Saturday 16 December 2017

Farmers, marts take hit as cattle exporter folds

Darragh McCullough and Declan O'Brien

FARMERS and cattle marts are facing a multi-million euro loss with the news that the country's largest live cattle exporter went into receivership yesterday.

TLT International traded over €31m of livestock a year and employed 30 from its base near Mullingar, Co Westmeath.

Run for the past 20 years by the Italian-born Garavelli brothers, Paolo and Davide, from their farm at Knockdrin in Co Westmeath, the business exported up to 30,000 cattle and 60,000 sheep annually, along with some pigs.

Gearoid Costelloe, of Limerick's Grant Thornton office, has been appointed receiver to the business following a decision by TLT's London-based bankers, HSBC.

"My priority is to preserve as much of the assets as we can and resolve outstanding debts with suppliers as quickly as possible," said Mr Costelloe.

He declined to state exactly how much was owed to the creditors, except to say that it ran into "many millions".

The receiver did not rule out the possibility of a farmer co-operative buying out the operation.

"Obviously the farming community have an interest in this and I can see the merit in them buying this," he said.
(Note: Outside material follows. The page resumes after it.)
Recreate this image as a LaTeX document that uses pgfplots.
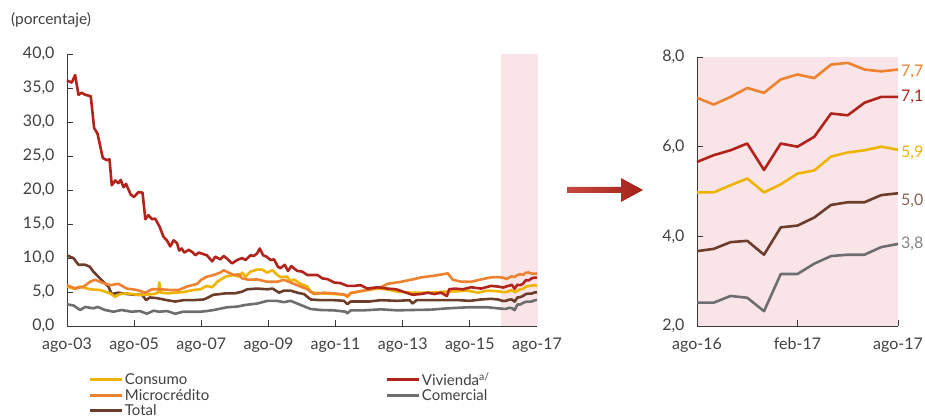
\documentclass[border=0pt]{standalone}
\usepackage{pgfplots}
\pgfplotsset{compat=1.18}
\usepackage{fontspec}
\setmainfont{Lato}

\definecolor{consumo}{HTML}{EFB400}
\definecolor{micro}{HTML}{EE8230}
\definecolor{vivienda}{HTML}{B2231B}
\definecolor{comercial}{HTML}{6E6E70}
\definecolor{total}{HTML}{6D3D2C}
\definecolor{pinkbg}{HTML}{F9E5E7}
\definecolor{txt}{HTML}{404040}
\definecolor{axisgray}{HTML}{3A3A3A}
\definecolor{arrowL}{HTML}{C5483E}
\definecolor{arrowR}{HTML}{A3231B}

\pgfplotsset{
  panel/.style={
    scale only axis,
    axis lines*=left,
    axis line style={draw=axisgray, line width=0.8pt},
    tick style={draw=axisgray, line width=0.8pt},
    tick align=inside,
    major tick length=6pt,
    tick label style={font=\fontsize{16}{18}\selectfont, text=txt},
    xticklabel style={yshift=-8pt},
    yticklabel style={xshift=-9pt, /pgf/number format/.cd, fixed, fixed zerofill,
      precision=1, use comma, assume math mode=true},
    every axis plot/.append style={line width=2.6pt, line join=round},
    clip=false,
  },
}

\begin{document}
\begin{tikzpicture}
\useasboundingbox (0pt,0pt) rectangle (925pt,417pt);
\node[anchor=west, font=\fontsize{15.5}{17}\selectfont, text=txt, inner sep=0pt] at (11pt,397pt) {(porcentaje)};

% left panel: 2003-2017, months since ago-03
\begin{axis}[panel,
  at={(67pt,91pt)}, anchor=south west,
  width=470pt, height=272pt,
  xmin=0, xmax=168, ymin=0, ymax=40,
  xtick={0,24,...,168},
  xticklabels={ago-03,ago-05,ago-07,ago-09,ago-11,ago-13,ago-15,ago-17},
  ytick={0,5,...,40},
  legend columns=2,
  legend cell align=left,
  legend style={at={(0.045,-0.166)}, anchor=north west, draw=none, fill=none,
    font=\fontsize{15}{17}\selectfont, text=txt, inner sep=0pt, row sep=0pt,
    nodes={inner ysep=1.2pt},
    /tikz/every even column/.append style={column sep=174pt}},
  legend image code/.code={\draw[line width=2.6pt] (0pt,0pt) -- (32pt,0pt);},
]
\fill[pinkbg] (axis cs:155,0) rectangle (axis cs:168.5,40);

\addplot[comercial, forget plot] coordinates {
(0,3.2) (2.4,3.0) (4.7,2.35) (6.5,2.8) (9.4,2.6) (11,2.8) (13.6,2.35) (16.6,2.1)
(19.5,2.35) (23.1,2.1) (26,2.2) (28.6,1.8) (30.9,2.25) (33,2.1) (35.7,2.2) (38.7,1.8)
(41.5,2.1) (45.3,2.1) (47.7,2.1) (50,2.2) (52.4,2.35) (57.2,2.75) (60.8,2.85) (63.8,3.1)
(68,3.3) (71.6,3.7) (75,3.7) (77.5,3.5) (79.9,3.7) (82.3,3.3) (84.7,2.9) (87.1,2.5)
(90.7,2.35) (95.5,2.3) (99.6,2.1) (100.2,1.85) (101.4,2.3) (106,2.3) (112.2,2.45) (118,2.3)
(123,2.35) (130,2.4) (136.1,2.6) (143.3,2.75) (150.4,2.75) (154,2.6)
(156,2.52) (157,2.52) (158,2.67) (159,2.63) (160,2.33) (161,3.16) (162,3.16) (163,3.39)
(164,3.56) (165,3.59) (166,3.59) (167,3.76) (168,3.83)};

\addplot[total, forget plot] coordinates {
(0,10.4) (2.4,9.95) (4.1,9.0) (6.5,9.0) (8.2,8.7) (9.4,8.0) (11.2,7.25) (13,6.5)
(14.8,5.8) (16,4.7) (18.4,4.9) (21.4,4.7) (24,4.6) (26.8,4.6) (28.3,3.8) (29.6,4.2)
(32.1,4.1) (35.7,3.8) (38.7,3.6) (41.7,3.8) (45,3.8) (48.9,3.9) (50,4.1) (52.4,4.6)
(54.8,4.7) (56.6,4.8) (60,4.8) (62.6,5.05) (64.4,5.4) (68,5.5) (71.6,5.4) (73.5,5.5)
(75.8,4.9) (77.5,5.2) (80,5.2) (82.3,4.9) (84.7,4.7) (87.1,3.9) (90.7,3.8) (95.5,3.8)
(99,3.7) (100.2,3.2) (101.4,3.6) (104,3.6) (108,3.6) (112.2,3.8) (118,3.7) (122.5,3.8)
(123.5,3.3) (125,3.8) (130,3.8) (134.9,3.8) (140,3.8) (144,3.7) (148,3.9) (151.6,4.0) (154,3.9)
(156,3.67) (157,3.72) (158,3.87) (159,3.90) (160,3.59) (161,4.20) (162,4.24) (163,4.42)
(164,4.70) (165,4.76) (166,4.76) (167,4.92) (168,4.96)};

\addplot[consumo, forget plot] coordinates {
(0,5.8) (2.4,5.5) (4.7,5.8) (8.2,5.4) (11.8,5.3) (15.4,4.8) (17.2,4.3) (19,4.7)
(21.4,4.8) (25,4.6) (28,4.6) (30.9,4.7) (32.6,4.9) (33,6.4) (33.5,4.9) (36,4.8)
(38.7,4.9) (41.7,5.0) (45.3,5.3) (47.7,5.4) (50,5.9) (51.9,5.7) (53.7,6.5) (56.6,7.25)
(59.6,7.5) (61.4,7.25) (62.6,7.85) (63.8,7.25) (65.6,8.0) (68,8.3) (69.7,8.3) (71.6,7.85)
(73.4,8.2) (75.2,7.5) (76.3,7.2) (78.7,7.25) (79.9,6.6) (81.1,6.85) (83.5,6.2) (85.9,5.8)
(87.1,5.0) (88.3,4.9) (90.7,4.8) (95.5,4.7) (99.1,4.6) (100.2,4.3) (101.4,4.9) (102.6,4.9)
(106.2,5.2) (111,5.5) (114,5.4) (118.2,5.05) (123,4.9) (130,4.9) (134.9,5.05) (139,5.1)
(143.3,5.2) (146.8,4.9) (150.4,5.2) (154,5.1)
(156,4.98) (157,4.98) (158,5.14) (159,5.29) (160,4.98) (161,5.16) (162,5.40) (163,5.47)
(164,5.78) (165,5.87) (166,5.92) (167,6.00) (168,5.93)};

\addplot[micro, forget plot] coordinates {
(0,6.0) (3,5.5) (6,5.8) (8.2,6.5) (10,6.8) (13,6.3) (15.4,6.0) (18.4,6.2)
(21.4,5.5) (25,5.3) (28,4.9) (30.4,5.4) (33.3,5.4) (36.9,5.3) (39.9,5.3) (42.9,5.8)
(46.5,6.2) (48,6.8) (50,7.25) (52.4,7.5) (54.8,7.85) (56,8.2) (57.7,7.85) (59.6,7.5)
(61.4,7.6) (62.6,7.0) (65,6.8) (68,6.85) (71.6,6.5) (75.2,6.5) (77.5,6.8) (79.9,6.4)
(83.5,5.8) (85.9,5.4) (88.3,4.7) (91.9,4.9) (95.5,4.8) (99.6,4.6) (100.2,4.3) (101.4,4.8)
(103.8,5.05) (108.6,5.4) (112.2,5.7) (114.6,6.2) (119.4,6.5) (124.1,6.9) (126.5,7.15) (131.3,7.4)
(134.9,7.65) (136.1,7.75) (137.9,6.8) (141,6.5) (144.4,6.5) (148,6.85) (151.6,7.15) (154,7.2)
(156,7.09) (157,6.94) (158,7.11) (159,7.31) (160,7.20) (161,7.50) (162,7.61) (163,7.53)
(164,7.83) (165,7.87) (166,7.72) (167,7.68) (168,7.72)};

\addplot[vivienda, forget plot] coordinates {
(0,36.1) (1.7,35.8) (2.9,36.9) (4.1,34.0) (5.3,34.3) (6.5,34.0) (8.5,33.8) (9.7,29.1)
(10.9,28.3) (12.8,24.7) (14.2,24.4) (15.2,24.5) (16,20.7) (17.2,21.4) (18.4,21.0) (19.2,21.5)
(20.2,20.4) (21.1,20.9) (22.8,19.3) (24,19.0) (25.6,19.7) (27,19.6) (28,15.7) (29.1,16.3)
(30.4,15.7) (31.5,15.8) (33.1,14.6) (34.5,13.1) (35.7,12.6) (36.9,11.7) (38.1,12.6) (39.3,12.2)
(40.1,11.1) (41,11.4) (41.9,10.8) (43.5,11.2) (44.7,10.9) (45.9,10.4) (47.1,10.8) (48.5,10.6)
(50,10.4) (51.9,9.5) (53,10.2) (54.8,9.8) (56,10.3) (57.2,9.9) (59,9.2) (60.8,9.7)
(62.6,10.0) (63.8,9.7) (65.6,10.4) (66.8,10.3) (68,10.7) (68.9,11.4) (70.1,10.4) (71.3,10.2)
(72.8,9.7) (74,9.8) (75.4,8.7) (76.3,8.5) (77.8,9.0) (79,8.1) (80.2,8.8) (82.3,8.1)
(84.1,8.0) (85.9,7.5) (87.7,7.5) (89.5,7.5) (91.3,7.0) (93.1,6.9) (95.5,6.4) (97.8,6.3)
(100.2,5.9) (102.6,5.9) (105,6.0) (107.4,5.5) (111,5.7) (114.6,5.5) (117.6,5.4) (120.5,5.0)
(123.5,4.6) (126.5,4.7) (129,4.9) (131.3,4.7) (133.7,4.9) (135.8,4.4) (136.6,5.4) (138.5,5.5)
(141.5,5.4) (144.4,5.7) (148,5.5) (151.6,5.9) (154,5.8)
(156,5.66) (157,5.81) (158,5.92) (159,6.07) (160,5.48) (161,6.07) (162,6.00) (163,6.22)
(164,6.74) (165,6.70) (166,6.98) (167,7.11) (168,7.11)};

\addlegendimage{consumo}\addlegendentry{Consumo}
\addlegendimage{vivienda}\addlegendentry{Vivienda\textsuperscript{a/}}
\addlegendimage{micro}\addlegendentry{Microcrédito}
\addlegendimage{comercial}\addlegendentry{Comercial}
\addlegendimage{total}\addlegendentry{Total}
\end{axis}

% arrow between the panels
\shade[left color=arrowL, right color=arrowR]
  (567pt,224pt) -- (621pt,224pt) -- (621pt,215pt) -- (643pt,227pt)
  -- (621pt,239pt) -- (621pt,230pt) -- (567pt,230pt) -- cycle;

% right panel: ago-16 to ago-17
\begin{axis}[panel,
  at={(697pt,91pt)}, anchor=south west,
  width=201pt, height=269pt,
  xmin=0, xmax=12, ymin=2, ymax=8,
  xtick={0,6,12}, xticklabels={ago-16,feb-17,ago-17},
  ytick={2,4,6,8},
  axis background/.style={fill=pinkbg},
]
\addplot[comercial] coordinates {(0,2.52) (1,2.52) (2,2.67) (3,2.63) (4,2.33) (5,3.16) (6,3.16) (7,3.39) (8,3.56) (9,3.59) (10,3.59) (11,3.76) (12,3.83)};
\addplot[total] coordinates {(0,3.67) (1,3.72) (2,3.87) (3,3.90) (4,3.59) (5,4.20) (6,4.24) (7,4.42) (8,4.70) (9,4.76) (10,4.76) (11,4.92) (12,4.96)};
\addplot[consumo] coordinates {(0,4.98) (1,4.98) (2,5.14) (3,5.29) (4,4.98) (5,5.16) (6,5.40) (7,5.47) (8,5.78) (9,5.87) (10,5.92) (11,6.00) (12,5.93)};
\addplot[vivienda] coordinates {(0,5.66) (1,5.81) (2,5.92) (3,6.07) (4,5.48) (5,6.07) (6,6.00) (7,6.22) (8,6.74) (9,6.70) (10,6.98) (11,7.11) (12,7.11)};
\addplot[micro] coordinates {(0,7.09) (1,6.94) (2,7.11) (3,7.31) (4,7.20) (5,7.50) (6,7.61) (7,7.53) (8,7.83) (9,7.87) (10,7.72) (11,7.68) (12,7.72)};
\begin{scope}[every node/.style={anchor=west, font=\fontsize{16}{18}\selectfont, inner sep=0pt, xshift=3pt}]
\node[text=micro] at (axis cs:12,7.66) {7,7};
\node[text=vivienda] at (axis cs:12,7.11) {7,1};
\node[text=consumo] at (axis cs:12,5.87) {5,9};
\node[text=total!80!white] at (axis cs:12,4.80) {5,0};
\node[text=comercial!85!white] at (axis cs:12,3.83) {3,8};
\end{scope}
\end{axis}
\end{tikzpicture}
\end{document}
Marts along the western seaboard are believed to be worst affected, with some facing losses of over €50,000.

Paolo Garavelli claimed that all purchased stock had either been delivered to clients or returned to their previous owners.

It is believed that the brothers gave personal guarantees on the loans that included their farm and family homes.
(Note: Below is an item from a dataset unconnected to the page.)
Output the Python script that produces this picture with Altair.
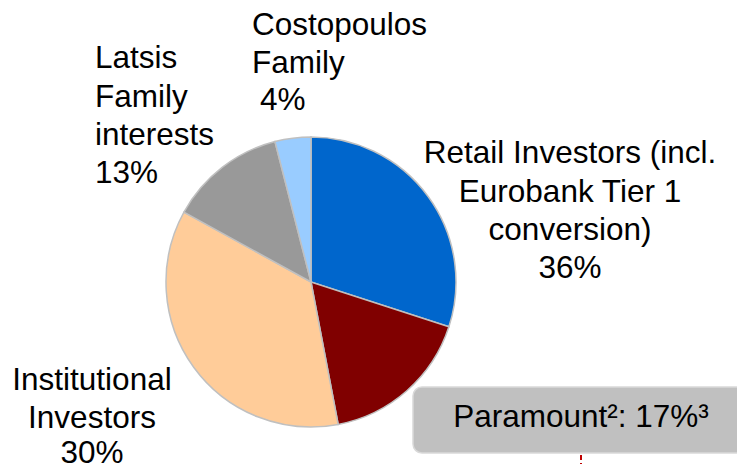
import altair as alt
import pandas as pd

# Slices as drawn, clockwise from 12 o'clock
slice_names = ["Retail Investors", "Paramount", "Institutional Investors", "Latsis Family interests", "Costopoulos Family"]
slice_shares = [30, 17, 36, 13, 4]
slice_colors = ["#0066CC", "#800000", "#FFCC99", "#999999", "#99CCFF"]

# Label text lines
label_lines = [
    "Latsis", "Family", "interests", "13%",
    "Costopoulos", "Family", "4%",
    "Retail Investors (incl.", "Eurobank Tier 1", "conversion)", "36%",
    "Institutional", "Investors", "30%",
]
box_text = "Paramount\u00b2: 17%\u00b3"

# layout (pixel positions of each line's anchor)
label_x = [87, 87, 87, 87, 244, 244, 252, 562, 562, 562, 562, 84, 84, 84]
label_y = [60, 99, 137, 175, 27, 65, 102, 155, 194, 232, 270, 382, 420, 455]
label_align = ["left"] * 7 + ["center"] * 7

FONT = "Liberation Sans"
FS = 31.5

pie_df = pd.DataFrame({"name": slice_names, "share": slice_shares, "idx": list(range(len(slice_names)))})
lab_df = pd.DataFrame({"text": label_lines, "x": label_x, "y": label_y, "align": label_align})

pie = alt.Chart(pie_df).mark_arc(outerRadius=145, stroke="#C0C0C0", strokeWidth=1.5).encode(
    theta=alt.Theta("share:Q", stack=True),
    order=alt.Order("idx:Q"),
    color=alt.Color("name:N", scale=alt.Scale(domain=slice_names, range=slice_colors), legend=None),
    x=alt.value(303),
    y=alt.value(274),
)

left_lab = alt.Chart(lab_df[lab_df["align"] == "left"]).mark_text(
    font=FONT, fontSize=FS, align="left", baseline="alphabetic", color="black"
).encode(
    x=alt.X("x:Q", scale=None), y=alt.Y("y:Q", scale=None), text="text:N"
)
center_lab = alt.Chart(lab_df[lab_df["align"] == "center"]).mark_text(
    font=FONT, fontSize=FS, align="center", baseline="alphabetic", color="black"
).encode(
    x=alt.X("x:Q", scale=None), y=alt.Y("y:Q", scale=None), text="text:N"
)

box_df = pd.DataFrame({"text": [box_text]})
box = alt.Chart(box_df).mark_rect(
    fill="#C0C0C0", stroke="#D9D9D9", strokeWidth=1.5, cornerRadius=9
).encode(
    x=alt.value(405), x2=alt.value(737), y=alt.value(379), y2=alt.value(445)
)
box_txt = alt.Chart(box_df).mark_text(
    font=FONT, fontSize=FS, align="center", baseline="alphabetic", color="black"
).encode(
    x=alt.value(573), y=alt.value(419), text="text:N"
)
dash = alt.Chart(box_df).mark_rule(color="#C00000", strokeWidth=2, strokeDash=[5, 3]).encode(
    x=alt.value(573), y=alt.value(447), y2=alt.value(466)
)

chart = alt.layer(pie, left_lab, center_lab, box, box_txt, dash).properties(
    width=729, height=456, padding=0, autosize=alt.AutoSizeParams(type="none")
).configure_view(stroke=None)

chart.save("out.html", embed_options={"renderer": "svg", "actions": False})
"All we'll have at the end of this is a pay as you go phone and as many farmers as possible paid," said Mr Garavelli.

"We're not looking for excuses. This is our fault," he added.

Delays getting paid in the wake of the horsemeat crisis last spring, combined with rising Irish cattle prices have been blamed for the decision by HSBC to end the supply of credit to the business.
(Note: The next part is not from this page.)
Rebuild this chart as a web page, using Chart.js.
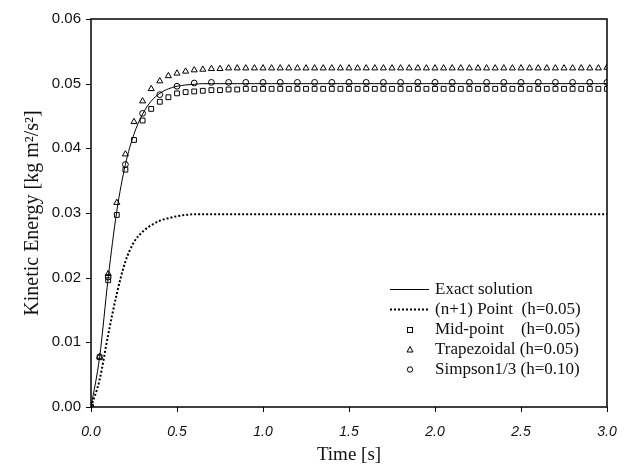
<!DOCTYPE html>
<html>
<head>
<meta charset="utf-8">
<script src="https://cdn.jsdelivr.net/npm/chart.js@4.4.1/dist/chart.umd.min.js"></script>
<style>
  html, body { margin:0; padding:0; background:#fff; }
  #wrap { position:relative; width:635px; height:469px; }
  #legend {
    position:absolute; left:389px; top:279px;
    font-family:"Liberation Serif", "Times New Roman", serif; font-size:17px; color:#111;
  }
  #legend .row { display:flex; align-items:center; height:20px; white-space:pre; }
  #legend svg { width:42px; height:20px; margin-right:4px; flex:none; }
</style>
</head>
<body>
<div id="wrap">
  <canvas id="c" width="635" height="469"></canvas>
  <div id="legend">
    <div class="row"><svg viewBox="0 0 42 20"><line x1="1" y1="10.5" x2="40" y2="10.5" stroke="#000" stroke-width="1"/></svg>Exact solution</div>
    <div class="row"><svg viewBox="0 0 42 20"><line x1="1" y1="10.5" x2="40" y2="10.5" stroke="#000" stroke-width="2" stroke-dasharray="2 2"/></svg>(n+1) Point  (h=0.05)</div>
    <div class="row"><svg viewBox="0 0 42 20"><rect x="18.5" y="8.5" width="5" height="5" fill="none" stroke="#000" stroke-width="1"/></svg>Mid-point    (h=0.05)</div>
    <div class="row"><svg viewBox="0 0 42 20"><polygon points="21,7.5 24,13 18,13" fill="none" stroke="#000" stroke-width="1"/></svg>Trapezoidal (h=0.05)</div>
    <div class="row"><svg viewBox="0 0 42 20"><circle cx="21" cy="10.5" r="2.7" fill="none" stroke="#000" stroke-width="1"/></svg>Simpson1/3 (h=0.10)</div>
  </div>
</div>
<script>
// временная сетка (шаг 0.05 и 0.10)
const tFine = [0.00,0.05,0.10,0.15,0.20,0.25,0.30,0.35,0.40,0.45,0.50,0.55,0.60,0.65,0.70,0.75,0.80,0.85,0.90,0.95,
  1.00,1.05,1.10,1.15,1.20,1.25,1.30,1.35,1.40,1.45,1.50,1.55,1.60,1.65,1.70,1.75,1.80,1.85,1.90,1.95,
  2.00,2.05,2.10,2.15,2.20,2.25,2.30,2.35,2.40,2.45,2.50,2.55,2.60,2.65,2.70,2.75,2.80,2.85,2.90,2.95,3.00];
const tCoarse = [0.0,0.1,0.2,0.3,0.4,0.5,0.6,0.7,0.8,0.9,1.0,1.1,1.2,1.3,1.4,1.5,1.6,1.7,1.8,1.9,
  2.0,2.1,2.2,2.3,2.4,2.5,2.6,2.7,2.8,2.9,3.0];

// значения
const keExact = [0,0.0077,0.0200,0.0303,0.0375,0.0422,0.0453,0.0473,0.0485,0.0492,0.0496,0.0498,0.0499,0.0500,
  0.0500,0.0500,0.0500,0.0500,0.0500,0.0500,0.0500,0.0500,0.0500,0.0500,0.0500,0.0500,0.0500,0.0500,0.0500,0.0500,
  0.0500,0.0500,0.0500,0.0500,0.0500,0.0500,0.0500,0.0500,0.0500,0.0500,0.0500,0.0500,0.0500,0.0500,0.0500,0.0500,
  0.0500,0.0500,0.0500,0.0500,0.0500,0.0500,0.0500,0.0500,0.0500,0.0500,0.0500,0.0500,0.0500,0.0500,0.0500];
const keNPoint = [0,0.0042,0.0112,0.0175,0.0225,0.0255,0.0271,0.0281,0.0288,0.0292,0.0295,0.0297,0.0298,0.0298,
  0.0298,0.0298,0.0298,0.0298,0.0298,0.0298,0.0298,0.0298,0.0298,0.0298,0.0298,0.0298,0.0298,0.0298,0.0298,0.0298,
  0.0298,0.0298,0.0298,0.0298,0.0298,0.0298,0.0298,0.0298,0.0298,0.0298,0.0298,0.0298,0.0298,0.0298,0.0298,0.0298,
  0.0298,0.0298,0.0298,0.0298,0.0298,0.0298,0.0298,0.0298,0.0298,0.0298,0.0298,0.0298,0.0298,0.0298,0.0298];
const keMid = [0,0.0077,0.0196,0.0297,0.0367,0.0413,0.0443,0.0461,0.0472,0.0479,0.0485,0.0487,0.0488,0.0489,
  0.0490,0.0490,0.0491,0.0491,0.0492,0.0492,0.0492,0.0492,0.0492,0.0492,0.0492,0.0492,0.0492,0.0492,0.0492,0.0492,
  0.0492,0.0492,0.0492,0.0492,0.0492,0.0492,0.0492,0.0492,0.0492,0.0492,0.0492,0.0492,0.0492,0.0492,0.0492,0.0492,
  0.0492,0.0492,0.0492,0.0492,0.0492,0.0492,0.0492,0.0492,0.0492,0.0492,0.0492,0.0492,0.0492,0.0492,0.0492];
const keTrap = [0,0.0078,0.0206,0.0316,0.0391,0.0441,0.0473,0.0492,0.0504,0.0512,0.0516,0.0519,0.0521,0.0522,
  0.0523,0.0523,0.0524,0.0524,0.0524,0.0524,0.0524,0.0524,0.0524,0.0524,0.0524,0.0524,0.0524,0.0524,0.0524,0.0524,
  0.0524,0.0524,0.0524,0.0524,0.0524,0.0524,0.0524,0.0524,0.0524,0.0524,0.0524,0.0524,0.0524,0.0524,0.0524,0.0524,
  0.0524,0.0524,0.0524,0.0524,0.0524,0.0524,0.0524,0.0524,0.0524,0.0524,0.0524,0.0524,0.0524,0.0524,0.0525];
const keSimp = [0,0.0201,0.0375,0.0454,0.0483,0.0496,0.0501,0.0502,0.0502,0.0502,0.0502,0.0502,0.0502,0.0502,
  0.0502,0.0502,0.0502,0.0502,0.0502,0.0502,0.0502,0.0502,0.0502,0.0502,0.0502,0.0502,0.0502,0.0502,0.0502,0.0502,0.0502];

const xTicks = [0.0,0.5,1.0,1.5,2.0,2.5,3.0];
const yTicks = [0.00,0.01,0.02,0.03,0.04,0.05,0.06];

const pts = (xs, ys) => xs.map((x, i) => ({ x, y: ys[i] }));

// рамка + наружные засечки
const frame = {
  id: 'frame',
  afterDraw(chart) {
    const { ctx, chartArea: a, scales: { x, y } } = chart;
    ctx.save();
    ctx.strokeStyle = '#000';
    ctx.lineWidth = 1.5;
    ctx.strokeRect(a.left, a.top, a.right - a.left, a.bottom - a.top);
    ctx.lineWidth = 1;
    ctx.beginPath();
    xTicks.forEach(v => { const px = Math.round(x.getPixelForValue(v)) + 0.5; ctx.moveTo(px, a.bottom); ctx.lineTo(px, a.bottom + 5); });
    yTicks.forEach(v => { const py = Math.round(y.getPixelForValue(v)) + 0.5; ctx.moveTo(a.left, py); ctx.lineTo(a.left - 5, py); });
    ctx.stroke();
    ctx.restore();
  }
};

const hollow = 'rgba(0,0,0,0)';

new Chart(document.getElementById('c'), {
  type: 'line',
  data: {
    datasets: [
      { label: 'Exact solution', data: pts(tFine, keExact), borderColor: '#000', borderWidth: 1,
        pointRadius: 0, cubicInterpolationMode: 'monotone', order: 5 },
      { label: '(n+1) Point (h=0.05)', data: pts(tFine, keNPoint), borderColor: '#000', borderWidth: 2,
        borderDash: [2, 2], borderCapStyle: 'butt', pointRadius: 0, cubicInterpolationMode: 'monotone', order: 4 },
      { label: 'Mid-point (h=0.05)', data: pts(tFine, keMid), showLine: false, pointStyle: 'rect',
        pointRadius: 3.4, borderColor: '#000', borderWidth: 1, backgroundColor: hollow },
      { label: 'Trapezoidal (h=0.05)', data: pts(tFine, keTrap), showLine: false, pointStyle: 'triangle',
        pointRadius: 3.5, borderColor: '#000', borderWidth: 1, backgroundColor: hollow },
      { label: 'Simpson1/3 (h=0.10)', data: pts(tCoarse, keSimp), showLine: false, pointStyle: 'circle',
        pointRadius: 2.9, borderColor: '#000', borderWidth: 1, backgroundColor: hollow }
    ]
  },
  options: {
    responsive: false,
    animation: false,
    layout: { padding: { top: 15, right: 28, left: 0, bottom: 0 } },
    plugins: { legend: { display: false }, tooltip: { enabled: false } },
    scales: {
      x: {
        type: 'linear', min: 0, max: 3,
        afterFit: s => { s.height = 62; },
        afterBuildTicks: s => { s.ticks = xTicks.map(v => ({ value: v })); },
        grid: { display: false, drawTicks: false },
        border: { display: false },
        ticks: { color: '#111', padding: 17, font: { family: 'Liberation Sans', size: 14, style: 'italic' },
          callback: v => v.toFixed(1) },
        title: { display: true, text: 'Time [s]', color: '#111', padding: { top: 0, bottom: 3 },
          font: { family: 'Liberation Serif', size: 19 } }
      },
      y: {
        min: 0, max: 0.06,
        afterFit: s => { s.width = 91; },
        afterBuildTicks: s => { s.ticks = yTicks.map(v => ({ value: v })); },
        grid: { display: false, drawTicks: false },
        border: { display: false },
        ticks: { color: '#111', padding: 10, font: { family: 'Liberation Sans', size: 15 },
          callback: v => v.toFixed(2) },
        title: { display: true, text: 'Kinetic Energy [kg m²/s²]', color: '#111', padding: { top: 21, bottom: 0 },
          font: { family: 'Liberation Serif', size: 20 } }
      }
    }
  },
  plugins: [frame]
});
</script>
</body>
</html>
Farmers see live cattle exports as a vital source of competition for the 1.6 million head that are sold off Irish farms annually.

The receivers are planning to contact all the creditors on Monday.

TLT accounts show that the company returned a profit of €180,525 in 2012.

The two Garavelli brothers, who are listed as the directors of the company, received directors' remuneration and pension contributions of €109,553.

However, bank overdraft doubled from 2011 to 2012, to €4,577,165.